_Instructions for the task_:
Print the entries below word for word; the pictures stay out of your copy.

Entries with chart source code
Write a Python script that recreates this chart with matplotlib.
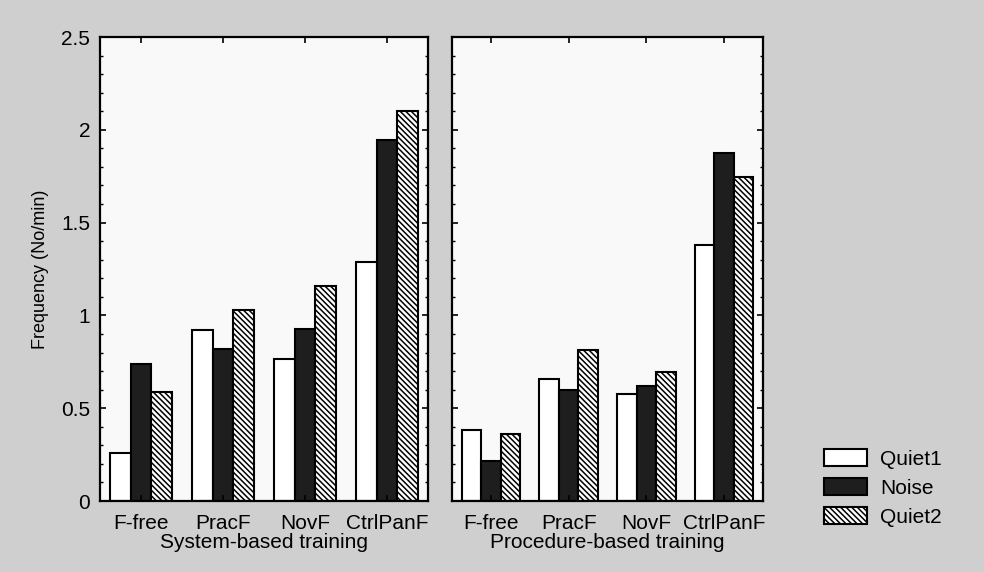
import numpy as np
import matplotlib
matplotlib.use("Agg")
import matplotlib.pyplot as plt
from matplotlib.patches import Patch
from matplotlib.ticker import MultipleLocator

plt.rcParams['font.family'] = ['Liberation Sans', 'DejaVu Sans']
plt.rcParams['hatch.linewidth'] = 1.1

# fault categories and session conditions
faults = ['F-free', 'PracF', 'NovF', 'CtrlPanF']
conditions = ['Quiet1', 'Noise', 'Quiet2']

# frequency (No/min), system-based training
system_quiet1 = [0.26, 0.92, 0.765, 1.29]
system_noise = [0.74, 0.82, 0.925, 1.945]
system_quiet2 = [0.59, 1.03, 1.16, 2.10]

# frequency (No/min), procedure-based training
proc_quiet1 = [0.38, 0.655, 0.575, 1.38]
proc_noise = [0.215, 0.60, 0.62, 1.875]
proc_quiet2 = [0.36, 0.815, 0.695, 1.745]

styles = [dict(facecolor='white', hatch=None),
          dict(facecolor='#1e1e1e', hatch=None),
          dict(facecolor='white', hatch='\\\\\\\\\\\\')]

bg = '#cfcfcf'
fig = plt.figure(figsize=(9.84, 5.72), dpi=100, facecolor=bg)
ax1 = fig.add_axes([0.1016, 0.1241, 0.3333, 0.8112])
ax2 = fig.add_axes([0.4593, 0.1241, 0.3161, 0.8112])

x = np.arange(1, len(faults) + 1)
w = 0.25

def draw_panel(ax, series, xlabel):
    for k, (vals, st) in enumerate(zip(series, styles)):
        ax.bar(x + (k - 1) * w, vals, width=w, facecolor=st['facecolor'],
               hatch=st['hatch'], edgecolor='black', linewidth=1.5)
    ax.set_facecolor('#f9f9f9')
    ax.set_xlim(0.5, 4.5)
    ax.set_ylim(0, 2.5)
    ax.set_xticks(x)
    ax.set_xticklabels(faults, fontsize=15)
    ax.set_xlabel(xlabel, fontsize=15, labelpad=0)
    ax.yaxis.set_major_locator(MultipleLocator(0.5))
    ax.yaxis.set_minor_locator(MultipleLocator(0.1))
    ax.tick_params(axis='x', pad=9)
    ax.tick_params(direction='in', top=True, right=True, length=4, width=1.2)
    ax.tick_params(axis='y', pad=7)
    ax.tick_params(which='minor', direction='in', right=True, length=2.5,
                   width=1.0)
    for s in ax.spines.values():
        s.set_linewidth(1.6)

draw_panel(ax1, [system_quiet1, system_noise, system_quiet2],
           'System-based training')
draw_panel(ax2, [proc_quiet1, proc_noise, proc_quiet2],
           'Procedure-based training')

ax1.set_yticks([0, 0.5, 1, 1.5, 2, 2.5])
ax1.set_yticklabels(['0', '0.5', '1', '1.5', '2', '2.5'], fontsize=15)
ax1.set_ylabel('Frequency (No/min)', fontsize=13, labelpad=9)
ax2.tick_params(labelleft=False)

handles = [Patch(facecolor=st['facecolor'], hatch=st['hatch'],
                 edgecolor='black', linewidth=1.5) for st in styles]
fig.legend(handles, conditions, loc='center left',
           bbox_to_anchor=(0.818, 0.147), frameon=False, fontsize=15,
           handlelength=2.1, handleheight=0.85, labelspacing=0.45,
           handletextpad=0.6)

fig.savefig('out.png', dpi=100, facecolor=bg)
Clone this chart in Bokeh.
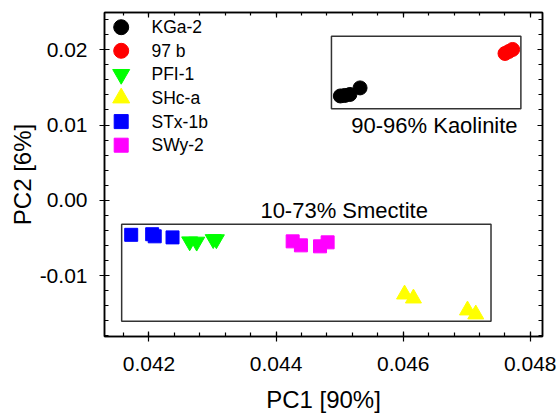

_Answer for the task_:
Write a Python script that recreates this chart with matplotlib.
import numpy as np
import matplotlib
matplotlib.use("Agg")
import matplotlib.pyplot as plt
from matplotlib.patches import Patch
from matplotlib.ticker import MultipleLocator

plt.rcParams['font.family'] = ['Liberation Sans', 'DejaVu Sans']
plt.rcParams['hatch.linewidth'] = 1.1

# fault categories and session conditions
faults = ['F-free', 'PracF', 'NovF', 'CtrlPanF']
conditions = ['Quiet1', 'Noise', 'Quiet2']

# frequency (No/min), system-based training
system_quiet1 = [0.26, 0.92, 0.765, 1.29]
system_noise = [0.74, 0.82, 0.925, 1.945]
system_quiet2 = [0.59, 1.03, 1.16, 2.10]

# frequency (No/min), procedure-based training
proc_quiet1 = [0.38, 0.655, 0.575, 1.38]
proc_noise = [0.215, 0.60, 0.62, 1.875]
proc_quiet2 = [0.36, 0.815, 0.695, 1.745]

styles = [dict(facecolor='white', hatch=None),
          dict(facecolor='#1e1e1e', hatch=None),
          dict(facecolor='white', hatch='\\\\\\\\\\\\')]

bg = '#cfcfcf'
fig = plt.figure(figsize=(9.84, 5.72), dpi=100, facecolor=bg)
ax1 = fig.add_axes([0.1016, 0.1241, 0.3333, 0.8112])
ax2 = fig.add_axes([0.4593, 0.1241, 0.3161, 0.8112])

x = np.arange(1, len(faults) + 1)
w = 0.25

def draw_panel(ax, series, xlabel):
    for k, (vals, st) in enumerate(zip(series, styles)):
        ax.bar(x + (k - 1) * w, vals, width=w, facecolor=st['facecolor'],
               hatch=st['hatch'], edgecolor='black', linewidth=1.5)
    ax.set_facecolor('#f9f9f9')
    ax.set_xlim(0.5, 4.5)
    ax.set_ylim(0, 2.5)
    ax.set_xticks(x)
    ax.set_xticklabels(faults, fontsize=15)
    ax.set_xlabel(xlabel, fontsize=15, labelpad=0)
    ax.yaxis.set_major_locator(MultipleLocator(0.5))
    ax.yaxis.set_minor_locator(MultipleLocator(0.1))
    ax.tick_params(axis='x', pad=9)
    ax.tick_params(direction='in', top=True, right=True, length=4, width=1.2)
    ax.tick_params(axis='y', pad=7)
    ax.tick_params(which='minor', direction='in', right=True, length=2.5,
                   width=1.0)
    for s in ax.spines.values():
        s.set_linewidth(1.6)

draw_panel(ax1, [system_quiet1, system_noise, system_quiet2],
           'System-based training')
draw_panel(ax2, [proc_quiet1, proc_noise, proc_quiet2],
           'Procedure-based training')

ax1.set_yticks([0, 0.5, 1, 1.5, 2, 2.5])
ax1.set_yticklabels(['0', '0.5', '1', '1.5', '2', '2.5'], fontsize=15)
ax1.set_ylabel('Frequency (No/min)', fontsize=13, labelpad=9)
ax2.tick_params(labelleft=False)

handles = [Patch(facecolor=st['facecolor'], hatch=st['hatch'],
                 edgecolor='black', linewidth=1.5) for st in styles]
fig.legend(handles, conditions, loc='center left',
           bbox_to_anchor=(0.818, 0.147), frameon=False, fontsize=15,
           handlelength=2.1, handleheight=0.85, labelspacing=0.45,
           handletextpad=0.6)

fig.savefig('out.png', dpi=100, facecolor=bg)
Clone this chart in Bokeh.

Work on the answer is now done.